Bu aralar, Atatürk adını söylemekten korkanların, Anayasadan Türk sözünün kaldırılmasını isteyenlerin, Atatürk’ü ve kurtuluş savaşını bilmedikleri anlaşılıyor.
Atatürk’ü bütün dünya, bağımsızlık savaşı veren ve Türkiye ‘i işgalden kurtarıp yeniden kuran bir insan olarak tanır. Bu yanıyla birçok devletin bağımsızlığı için örnek olmuştur.
Aslında ise Kurtuluş Savaşı denilmesi yalnızca bir semboldür… Bu savaş gerçekte bir ülkenin yeniden doğuşunun yalnızca bir kısmıdır… Geri de ekonomi var… Dış ilişkiler var… Siyaset var… İnanç sorunu var… Bu nedenle bu günlerde hem Atatürk ‘ü hem de Kurtuluş Savaşı’nı iyi bilmek ve ders almak zorundayız.
Örneğin, Atatürk’ün ekonomi alanında yaptıkları da, kurtuluş savaşı kadar önemlidir. Uyguladığı bağımsız, tarafsız ve ulusal politikalar sonucu modern Türkiye’ yi kurmuş ve bu gün mirasını yediğimiz altyapıyı oluşturmuştur. Başka bir ifade ile Atatürk ekonomide de kurtuluş savaşı vermiştir.
Atatürk’ün ekonomik çözümleri saplantıdan uzak pragmatik bir yoldan olmuştur.
Örneğin sosyo-ekonomik sistem konusunda, hem emperyalist devletlerin ve hem de Kurtuluş Savaşı’nda destek olmasına rağmen, Rusya’nın diretmelerine karşı çıktı.
Cumhuriyet ilan edilmeden önce ekonomik kalkınmanın pratik çözümleri için 17 Şubat – 4 Mart 1923’te İzmir İktisat Kongresi yapıldı… Kongre’nin açılışında Atatürk “Hayat demek, ekonomi demektir… Çünkü millet yoksul kaldıkça hiçbir şey yapamaz” şeklinde konuştu…
İzmir İktisat Kongresi’nde özel teşebbüse dayanan bir kalkınma modeli esas alındı… Ve fakat Atatürk bu model içinde de yoksulluğun çözümü için pratik çözümler getirdi…
Örneğin, 1925 yılında ürünün bir kısmının harman yerinde devlete verilmesi şeklinde uygulanan ve bu nedenle hem tarımda verimi düşüren, hem de köylünün tepkisini çeken Aşar kaldırıldı. Aynı yıl köylüye 20 yıl vadeyle toprak dağıtıldı.

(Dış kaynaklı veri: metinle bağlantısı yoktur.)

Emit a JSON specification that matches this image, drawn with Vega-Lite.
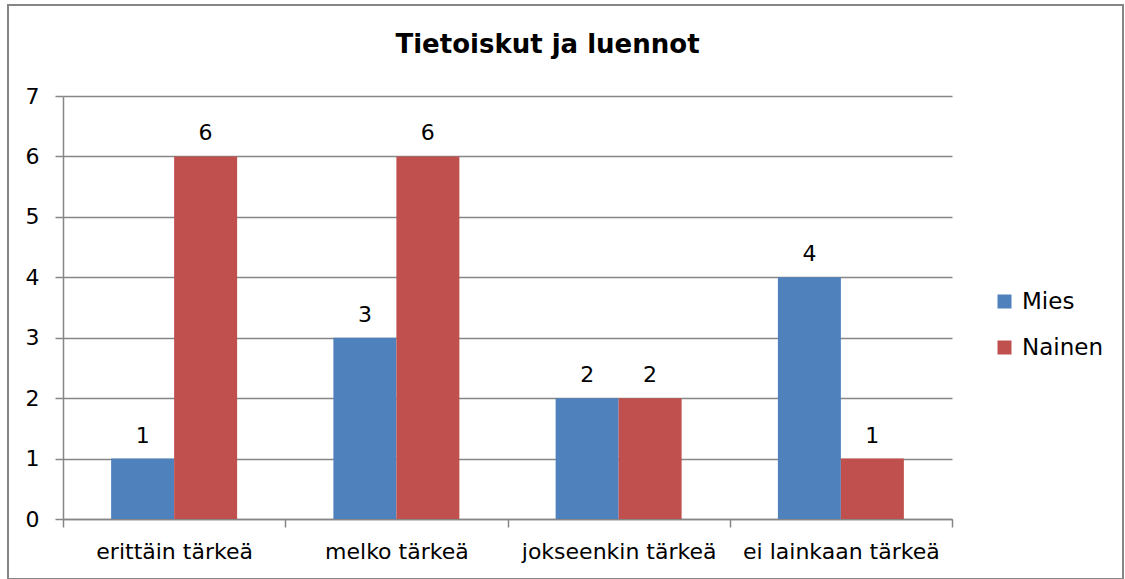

Bu gün AKP İktidarı sanayi teşviklerini budadı… Oysaki 1923 – 1930 yılları arasında özel sektörü teşvik etmek için, Osmanlı’dan kalan “Teşvik-i sanayi kanunu” yeniden düzenledi.
Kalkınmanın özel sektör eliyle gerçekleşmesi mümkün olmuyordu… Çünkü o yıllarda özel sektörde sermaye birikimi yoktu.
Bu sorunu çözmek için getirilen “Devletçilik uygulaması” da Türkiye şartlarına göre düşünülmüş dinamik bir politikaydı. 1930 Dünya ekonomik krizi de yine devletçiliği ve devlet müdahalesini gerekli kılıyordu.
Devletçilik uygulaması aynı zamanda Türkiye’yi İkinci Dünya harbinin zor şartlarına karşı koruyan bir uygulama oldu.
1) Devlet elinde sermaye birikimi yaratıldı ve bu tasarruflar yatırımlara yöneltildi. Her sektörde yatırım yapıldı…
2) Gelir dağılımını düzeltme yolunda adımlar atıldı… Örneğin şeker fabrikaları, tekstil fabrikaları yapılarak halka daha ucuz şeker ve basma sağlandı.
3) Kağıt üretimi ve devlet matbaaları ile kağıt ve kitap üretilip halkın kültürel gelişmesini sağlandı. Eğitimin altyapısı oluşturuldu…
4) Çimento, demir-çelik gibi kalkınmanın stratejik ürünleri üretildi.
Bu ulusalcı politikalarda, Osmanlı’daki kapitülasyonlara ve Düyunu Umumiye’ye karşı duyulan tepkilerin de payı büyüktür…
Bugün ise ülkenin ulusal çıkarları spekülatif sermayenin ayakları altındadır. Cari açık, kapitülasyonların yeniden yumuşak inişidir.